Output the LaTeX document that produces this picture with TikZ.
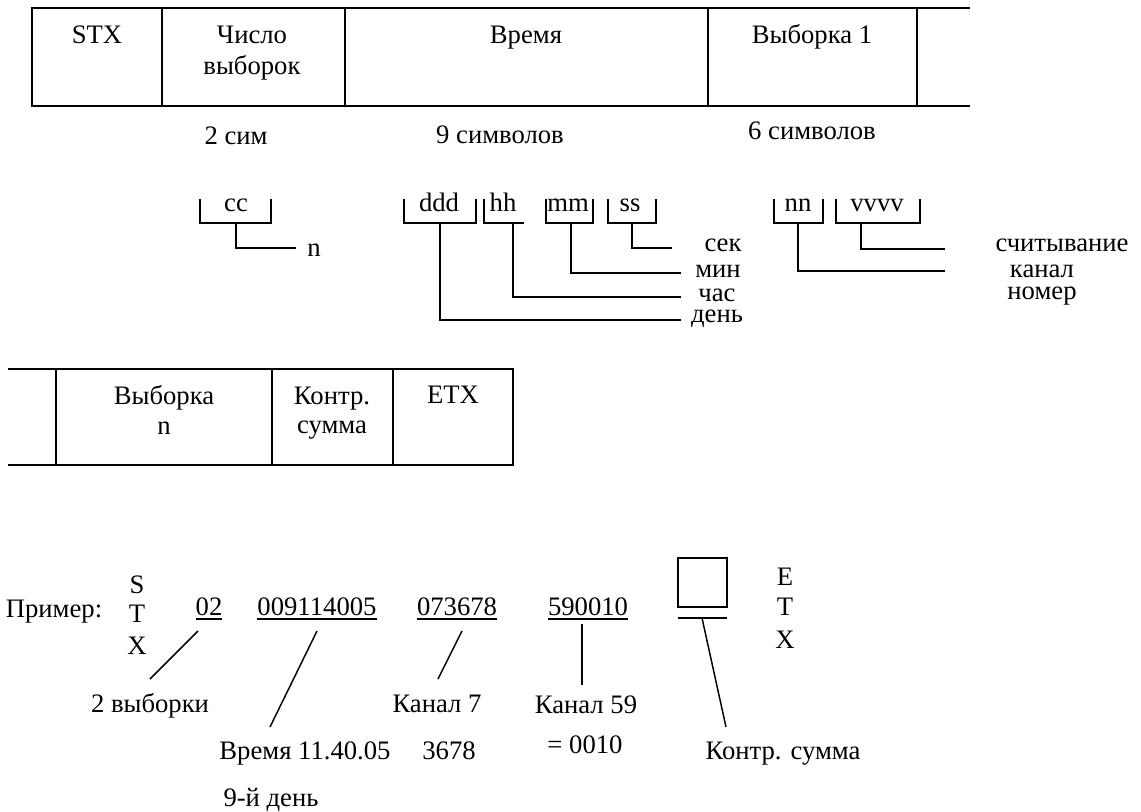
\documentclass[tikz,border=0pt]{standalone}
\usepackage{fontspec}
\setmainfont{Liberation Serif}
\begin{document}
\begin{tikzpicture}[x=0.75pt,y=-0.75pt,
  every node/.style={inner sep=0pt,outer sep=0pt,anchor=base,font=\fontsize{20}{24}\selectfont},
  frame/.style={line width=1.5pt},
  conn/.style={line width=1.1pt},
  ul/.style={line width=1.1pt}]
\useasboundingbox (0,0) rectangle (1141,812);

% ---------- top table ----------
\draw[frame] (970,8) -- (32,8) -- (32,106) -- (970,106);
\foreach \x in {162,345,708,917} \draw[frame] (\x,8) -- (\x,106);
\node (stx) at (97,44) {STX};
\node (chislo1) at (252,44) {Число};
\node (chislo2) at (252,75) {выборок};
\node (vremya) at (526,44) {Время};
\node (vyb1) at (812,44) {Выборка 1};

\node (c2) at (236,145) {2 сим};
\node (c9) at (500,144) {9 символов};
\node (c6) at (812,140) {6 символов};

% ---------- brackets ----------
\node (cc) at (236,212) {cc};
\draw[conn] (200,199) |- (271,223) -- (271,199);
\node (ddd) at (439,212) {ddd};
\draw[conn] (404,199) |- (476,223) -- (476,199);
\node (hh) at (503,212) {hh};
\draw[conn] (484,199) |- (524,223);
\node (mm) at (568,212) {mm};
\draw[conn] (546,199) |- (593,223) -- (593,199);
\node (ss) at (630,212) {ss};
\draw[conn] (608,199) |- (656,223) -- (656,199);
\node (nn) at (798,212) {nn};
\draw[conn] (774,199) |- (823,223) -- (823,199);
\node (vvvv) at (877,212) {vvvv};
\draw[conn] (836,199) |- (920,223) -- (920,199);

\coordinate (ccB) at (236,223);   \coordinate (nE) at (296,248);
\coordinate (ssB) at (632,223);   \coordinate (sekE) at (672,248);
\coordinate (mmB) at (571,223);   \coordinate (minE) at (681,273);
\coordinate (hhB) at (513,223);   \coordinate (chasE) at (681,297);
\coordinate (dddB) at (440,223);  \coordinate (denE) at (681,320);
\coordinate (vvB) at (861,223);   \coordinate (schE) at (945,249);
\coordinate (nnB) at (798,223);   \coordinate (kanE) at (945,271);
\draw[conn] (ccB) |- (nE);
\draw[conn] (ssB) |- (sekE);
\draw[conn] (mmB) |- (minE);
\draw[conn] (hhB) |- (chasE);
\draw[conn] (dddB) |- (denE);
\draw[conn] (vvB) |- (schE);
\draw[conn] (nnB) |- (kanE);

\node (n) at (314,257) {n};
\node (sek) at (723,252) {сек};
\node (min) at (718,278) {мин};
\node (chas) at (717,302) {час};
\node (den) at (717,323) {день};
\node (sch) at (1062,252) {считывание};
\node (kanal) at (1042,278) {канал};
\node (nomer) at (1042,300) {номер};

% ---------- bottom table ----------
\draw[frame] (8,369) -- (513,369) -- (513,465) -- (8,465);
\foreach \x in {56,272,393} \draw[frame] (\x,369) -- (\x,465);
\node (vybn1) at (164,404) {Выборка};
\node (vybn2) at (164,434) {n};
\node (ks1) at (332,404) {Контр.};
\node (ks2) at (332,433) {сумма};
\node (etx) at (453,403) {ETX};

% ---------- example ----------
\node (primer) at (54,617) {Пример:};
\node (s1) at (137,593) {S};
\node (t1) at (137,622) {T};
\node (x1) at (137,654) {X};
\node (e02) at (209,615) {02};
\node (e009) at (317,615) {009114005};
\node (e073) at (457,615) {073678};
\node (e590) at (588,615) {590010};
\foreach \n in {e02,e009,e073,e590}
  \draw[ul] ([yshift=-3pt]\n.base west) -- ([yshift=-3pt]\n.base east);

\node (l2v) at (150,712) {2 выборки};
\node (lvr) at (305,759) {Время 11.40.05};
\node (l9d) at (271,806) {9-й день};
\node (lk7) at (437,712) {Канал 7};
\node (l3678) at (449,759) {3678};
\node (lk59) at (586,713) {Канал 59};
\node (l0010) at (585,753) {= 0010};
\node (lks) at (783,759) {Контр. сумма};

\coordinate (a02) at (198,631);  \coordinate (b02) at (150,679);
\coordinate (a009) at (317,631); \coordinate (b009) at (270,727);
\coordinate (a073) at (462,631); \coordinate (b073) at (438,679);
\coordinate (a590) at (582,624); \coordinate (b590) at (582,685);
\draw[conn] (a02) -- (b02);
\draw[conn] (a009) -- (b009);
\draw[conn] (a073) -- (b073);
\draw[conn] (a590) -- (b590);

\node[draw,frame,minimum width=49*0.75pt,minimum height=49*0.75pt,anchor=center] (box) at (702.5,582.5) {};
\coordinate (barL) at (678,618); \coordinate (barR) at (727,618);
\draw[frame] (barL) -- (barR);
\coordinate (boxA) at (702,618); \coordinate (boxB) at (726,727);
\draw[conn] (boxA) -- (boxB);

\node (e2) at (785,585) {E};
\node (t2) at (785,615) {T};
\node (x2) at (785,648) {X};
\end{tikzpicture}
\end{document}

## Short exercise:
Return only the lines running from the top of the data to the line that holds "(nnB) |- (kanE);". Include both of those lines, but skip the pictures.

## Finished task:
Output the LaTeX document that produces this picture with TikZ.
\documentclass[tikz,border=0pt]{standalone}
\usepackage{fontspec}
\setmainfont{Liberation Serif}
\begin{document}
\begin{tikzpicture}[x=0.75pt,y=-0.75pt,
  every node/.style={inner sep=0pt,outer sep=0pt,anchor=base,font=\fontsize{20}{24}\selectfont},
  frame/.style={line width=1.5pt},
  conn/.style={line width=1.1pt},
  ul/.style={line width=1.1pt}]
\useasboundingbox (0,0) rectangle (1141,812);

% ---------- top table ----------
\draw[frame] (970,8) -- (32,8) -- (32,106) -- (970,106);
\foreach \x in {162,345,708,917} \draw[frame] (\x,8) -- (\x,106);
\node (stx) at (97,44) {STX};
\node (chislo1) at (252,44) {Число};
\node (chislo2) at (252,75) {выборок};
\node (vremya) at (526,44) {Время};
\node (vyb1) at (812,44) {Выборка 1};

\node (c2) at (236,145) {2 сим};
\node (c9) at (500,144) {9 символов};
\node (c6) at (812,140) {6 символов};

% ---------- brackets ----------
\node (cc) at (236,212) {cc};
\draw[conn] (200,199) |- (271,223) -- (271,199);
\node (ddd) at (439,212) {ddd};
\draw[conn] (404,199) |- (476,223) -- (476,199);
\node (hh) at (503,212) {hh};
\draw[conn] (484,199) |- (524,223);
\node (mm) at (568,212) {mm};
\draw[conn] (546,199) |- (593,223) -- (593,199);
\node (ss) at (630,212) {ss};
\draw[conn] (608,199) |- (656,223) -- (656,199);
\node (nn) at (798,212) {nn};
\draw[conn] (774,199) |- (823,223) -- (823,199);
\node (vvvv) at (877,212) {vvvv};
\draw[conn] (836,199) |- (920,223) -- (920,199);

\coordinate (ccB) at (236,223);   \coordinate (nE) at (296,248);
\coordinate (ssB) at (632,223);   \coordinate (sekE) at (672,248);
\coordinate (mmB) at (571,223);   \coordinate (minE) at (681,273);
\coordinate (hhB) at (513,223);   \coordinate (chasE) at (681,297);
\coordinate (dddB) at (440,223);  \coordinate (denE) at (681,320);
\coordinate (vvB) at (861,223);   \coordinate (schE) at (945,249);
\coordinate (nnB) at (798,223);   \coordinate (kanE) at (945,271);
\draw[conn] (ccB) |- (nE);
\draw[conn] (ssB) |- (sekE);
\draw[conn] (mmB) |- (minE);
\draw[conn] (hhB) |- (chasE);
\draw[conn] (dddB) |- (denE);
\draw[conn] (vvB) |- (schE);
\draw[conn] (nnB) |- (kanE);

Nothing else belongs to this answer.